_Problem details_: Exactly the lines from the one containing "Convert this chart to matplotlib code." through the one containing "from matplotlib.lines import Line2D" are to be returned, please, without any pictures.

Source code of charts
## BEGIN

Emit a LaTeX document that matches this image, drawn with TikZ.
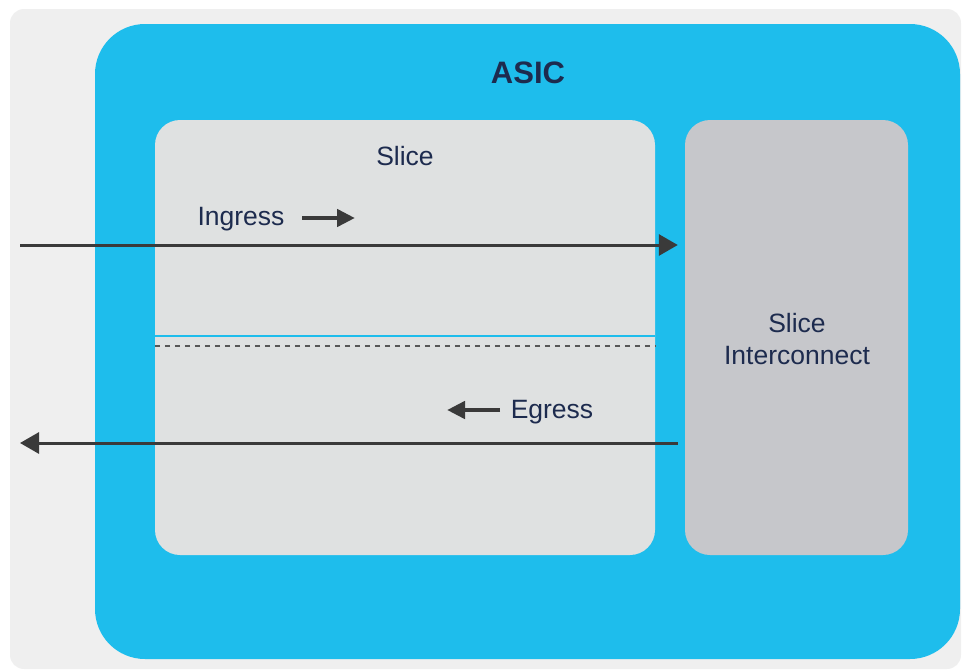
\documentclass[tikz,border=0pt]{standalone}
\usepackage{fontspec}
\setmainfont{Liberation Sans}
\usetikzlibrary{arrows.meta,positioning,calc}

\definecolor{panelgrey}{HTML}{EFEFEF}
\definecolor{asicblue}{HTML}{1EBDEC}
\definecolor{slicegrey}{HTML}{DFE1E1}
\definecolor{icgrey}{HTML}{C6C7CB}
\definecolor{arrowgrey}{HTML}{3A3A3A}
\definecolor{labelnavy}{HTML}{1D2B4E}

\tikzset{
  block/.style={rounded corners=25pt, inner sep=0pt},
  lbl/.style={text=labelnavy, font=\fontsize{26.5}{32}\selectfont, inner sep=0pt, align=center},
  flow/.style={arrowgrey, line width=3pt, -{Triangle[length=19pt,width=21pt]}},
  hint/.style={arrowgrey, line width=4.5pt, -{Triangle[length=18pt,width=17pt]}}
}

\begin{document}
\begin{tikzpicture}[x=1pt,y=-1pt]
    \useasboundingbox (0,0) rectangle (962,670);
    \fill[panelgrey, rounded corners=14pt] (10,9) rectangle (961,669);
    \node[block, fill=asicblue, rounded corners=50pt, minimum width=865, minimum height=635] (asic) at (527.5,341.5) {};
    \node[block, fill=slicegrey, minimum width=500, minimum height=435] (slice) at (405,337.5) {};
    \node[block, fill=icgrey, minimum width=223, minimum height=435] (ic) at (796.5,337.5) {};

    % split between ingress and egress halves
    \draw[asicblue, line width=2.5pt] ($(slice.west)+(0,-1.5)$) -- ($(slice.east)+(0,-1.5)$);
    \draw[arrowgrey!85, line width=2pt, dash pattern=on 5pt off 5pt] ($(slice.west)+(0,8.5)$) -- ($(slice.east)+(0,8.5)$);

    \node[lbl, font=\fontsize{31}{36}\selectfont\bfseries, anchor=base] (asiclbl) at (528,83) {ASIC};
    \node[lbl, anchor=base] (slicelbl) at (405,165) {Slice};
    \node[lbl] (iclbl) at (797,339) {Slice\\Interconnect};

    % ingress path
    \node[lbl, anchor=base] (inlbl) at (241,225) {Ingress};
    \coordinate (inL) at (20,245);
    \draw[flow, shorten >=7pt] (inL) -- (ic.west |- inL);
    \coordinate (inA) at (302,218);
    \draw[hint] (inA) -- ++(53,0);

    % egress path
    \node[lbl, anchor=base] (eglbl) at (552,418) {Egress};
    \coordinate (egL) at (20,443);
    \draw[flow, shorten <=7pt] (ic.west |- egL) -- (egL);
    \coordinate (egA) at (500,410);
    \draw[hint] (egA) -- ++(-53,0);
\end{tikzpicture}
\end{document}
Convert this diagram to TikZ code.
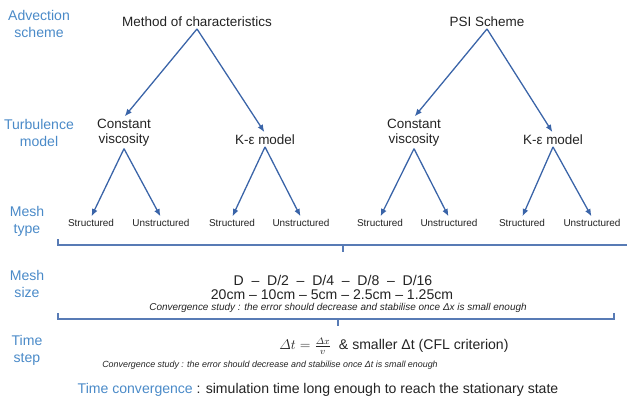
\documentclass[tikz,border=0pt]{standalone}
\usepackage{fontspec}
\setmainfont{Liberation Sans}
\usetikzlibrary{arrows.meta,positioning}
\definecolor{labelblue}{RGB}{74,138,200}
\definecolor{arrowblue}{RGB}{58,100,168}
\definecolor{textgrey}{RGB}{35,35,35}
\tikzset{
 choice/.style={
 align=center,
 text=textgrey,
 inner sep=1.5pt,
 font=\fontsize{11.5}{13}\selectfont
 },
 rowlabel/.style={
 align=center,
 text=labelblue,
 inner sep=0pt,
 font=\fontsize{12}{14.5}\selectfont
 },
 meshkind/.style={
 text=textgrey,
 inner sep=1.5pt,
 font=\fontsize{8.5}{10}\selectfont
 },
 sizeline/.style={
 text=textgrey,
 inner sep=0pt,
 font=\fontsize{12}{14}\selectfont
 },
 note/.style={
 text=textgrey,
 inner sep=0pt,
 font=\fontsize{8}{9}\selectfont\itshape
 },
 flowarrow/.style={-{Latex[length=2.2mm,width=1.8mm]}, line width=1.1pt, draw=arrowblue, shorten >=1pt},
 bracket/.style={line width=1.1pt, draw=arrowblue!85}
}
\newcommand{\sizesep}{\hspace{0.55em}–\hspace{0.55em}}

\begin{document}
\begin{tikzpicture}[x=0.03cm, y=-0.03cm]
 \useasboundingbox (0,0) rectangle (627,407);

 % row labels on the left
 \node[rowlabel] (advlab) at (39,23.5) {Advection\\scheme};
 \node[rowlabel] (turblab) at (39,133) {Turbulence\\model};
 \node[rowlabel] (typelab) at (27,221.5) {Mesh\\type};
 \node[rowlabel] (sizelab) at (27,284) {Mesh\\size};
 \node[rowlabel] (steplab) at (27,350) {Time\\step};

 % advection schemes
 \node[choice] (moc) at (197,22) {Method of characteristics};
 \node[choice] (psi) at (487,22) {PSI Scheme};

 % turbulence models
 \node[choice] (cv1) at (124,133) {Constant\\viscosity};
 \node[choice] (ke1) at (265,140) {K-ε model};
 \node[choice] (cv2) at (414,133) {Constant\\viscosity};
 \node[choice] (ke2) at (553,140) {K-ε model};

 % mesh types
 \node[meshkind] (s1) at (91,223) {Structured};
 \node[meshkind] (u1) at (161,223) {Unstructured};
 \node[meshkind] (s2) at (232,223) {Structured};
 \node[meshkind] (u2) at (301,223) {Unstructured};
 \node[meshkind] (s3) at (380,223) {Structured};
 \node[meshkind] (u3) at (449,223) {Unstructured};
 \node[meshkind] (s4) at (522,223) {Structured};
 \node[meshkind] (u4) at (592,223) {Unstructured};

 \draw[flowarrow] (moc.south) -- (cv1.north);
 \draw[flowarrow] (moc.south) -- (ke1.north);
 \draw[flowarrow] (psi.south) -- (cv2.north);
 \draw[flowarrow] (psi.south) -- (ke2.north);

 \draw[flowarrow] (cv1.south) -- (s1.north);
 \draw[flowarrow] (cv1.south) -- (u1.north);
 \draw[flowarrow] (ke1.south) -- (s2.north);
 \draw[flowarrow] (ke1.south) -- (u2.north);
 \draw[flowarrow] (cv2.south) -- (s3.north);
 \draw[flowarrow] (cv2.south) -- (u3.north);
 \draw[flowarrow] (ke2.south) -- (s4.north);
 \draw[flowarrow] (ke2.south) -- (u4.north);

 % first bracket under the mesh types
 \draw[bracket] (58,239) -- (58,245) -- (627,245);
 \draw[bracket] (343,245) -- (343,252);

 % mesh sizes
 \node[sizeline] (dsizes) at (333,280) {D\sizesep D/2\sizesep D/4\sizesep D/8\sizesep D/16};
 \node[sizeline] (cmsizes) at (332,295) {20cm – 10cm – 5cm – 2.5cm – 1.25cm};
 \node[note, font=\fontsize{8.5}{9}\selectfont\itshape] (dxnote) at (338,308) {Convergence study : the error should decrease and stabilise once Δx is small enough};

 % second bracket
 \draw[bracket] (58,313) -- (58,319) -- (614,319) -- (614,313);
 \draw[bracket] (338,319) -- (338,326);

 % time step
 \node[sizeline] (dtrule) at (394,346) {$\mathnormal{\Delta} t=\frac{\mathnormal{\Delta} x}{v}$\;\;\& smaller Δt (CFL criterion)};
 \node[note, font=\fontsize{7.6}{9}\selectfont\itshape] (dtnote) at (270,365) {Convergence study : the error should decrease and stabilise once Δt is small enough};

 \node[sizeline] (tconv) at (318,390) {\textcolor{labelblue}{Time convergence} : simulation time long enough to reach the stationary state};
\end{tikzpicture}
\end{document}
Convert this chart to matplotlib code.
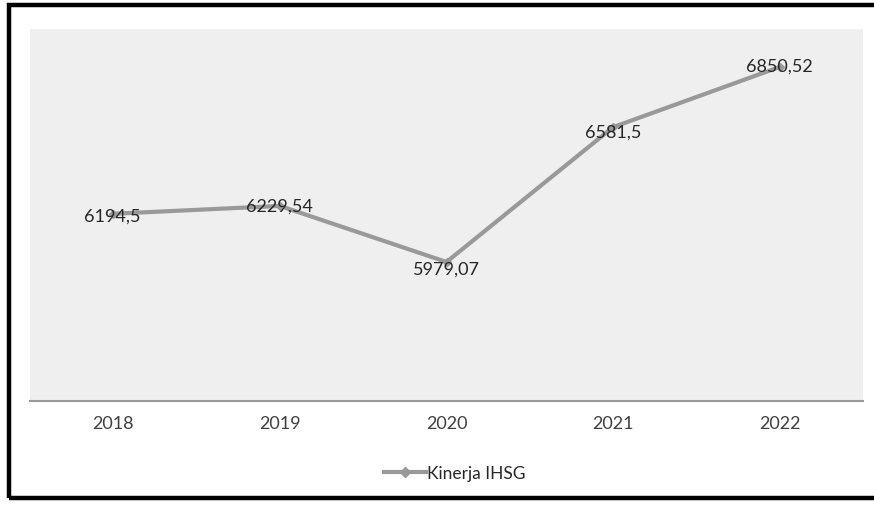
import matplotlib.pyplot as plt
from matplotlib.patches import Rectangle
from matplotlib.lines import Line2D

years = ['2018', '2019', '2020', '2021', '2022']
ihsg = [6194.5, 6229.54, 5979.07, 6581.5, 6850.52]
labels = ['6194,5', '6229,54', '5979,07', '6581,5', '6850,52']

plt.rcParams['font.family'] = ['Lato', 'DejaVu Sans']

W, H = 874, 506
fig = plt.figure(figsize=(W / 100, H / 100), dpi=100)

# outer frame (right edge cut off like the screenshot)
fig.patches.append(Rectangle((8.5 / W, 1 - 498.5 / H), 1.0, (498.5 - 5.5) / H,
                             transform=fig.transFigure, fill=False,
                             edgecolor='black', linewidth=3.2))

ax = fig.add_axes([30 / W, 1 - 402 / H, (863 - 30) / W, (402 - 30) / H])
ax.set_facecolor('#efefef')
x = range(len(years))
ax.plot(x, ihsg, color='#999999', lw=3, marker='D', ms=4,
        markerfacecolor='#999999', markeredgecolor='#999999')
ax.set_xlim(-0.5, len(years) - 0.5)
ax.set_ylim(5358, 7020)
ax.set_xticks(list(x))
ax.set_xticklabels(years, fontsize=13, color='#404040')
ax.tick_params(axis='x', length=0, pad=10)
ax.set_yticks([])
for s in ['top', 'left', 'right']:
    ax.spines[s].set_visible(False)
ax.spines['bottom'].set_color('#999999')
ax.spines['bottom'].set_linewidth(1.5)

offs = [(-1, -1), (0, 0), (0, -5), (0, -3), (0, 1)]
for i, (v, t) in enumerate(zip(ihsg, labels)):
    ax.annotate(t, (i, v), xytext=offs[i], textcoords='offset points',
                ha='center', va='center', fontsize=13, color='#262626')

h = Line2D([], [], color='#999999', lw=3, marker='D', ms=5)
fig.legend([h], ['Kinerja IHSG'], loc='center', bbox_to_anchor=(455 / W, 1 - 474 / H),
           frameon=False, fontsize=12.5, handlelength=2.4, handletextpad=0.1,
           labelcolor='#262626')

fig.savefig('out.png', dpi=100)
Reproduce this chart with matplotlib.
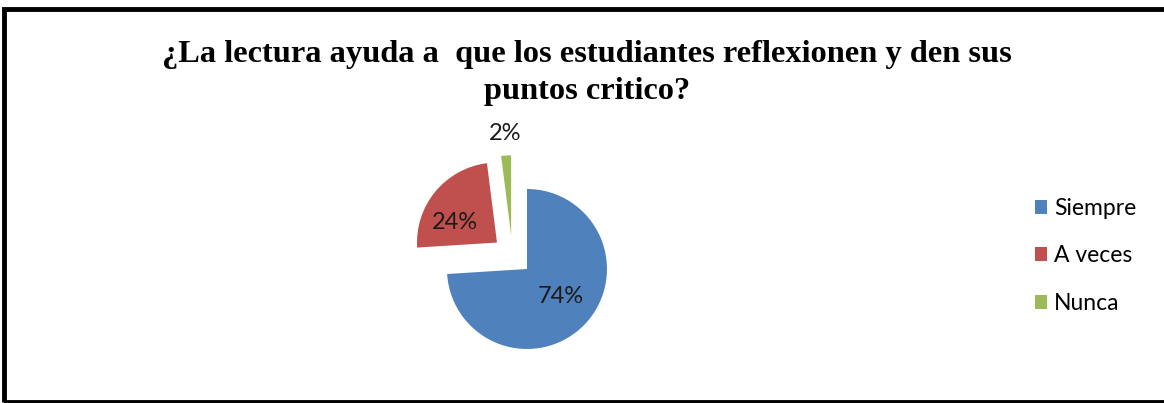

## END

_Right answer_:
Convert this chart to matplotlib code.
import matplotlib.pyplot as plt
from matplotlib.patches import Rectangle
from matplotlib.lines import Line2D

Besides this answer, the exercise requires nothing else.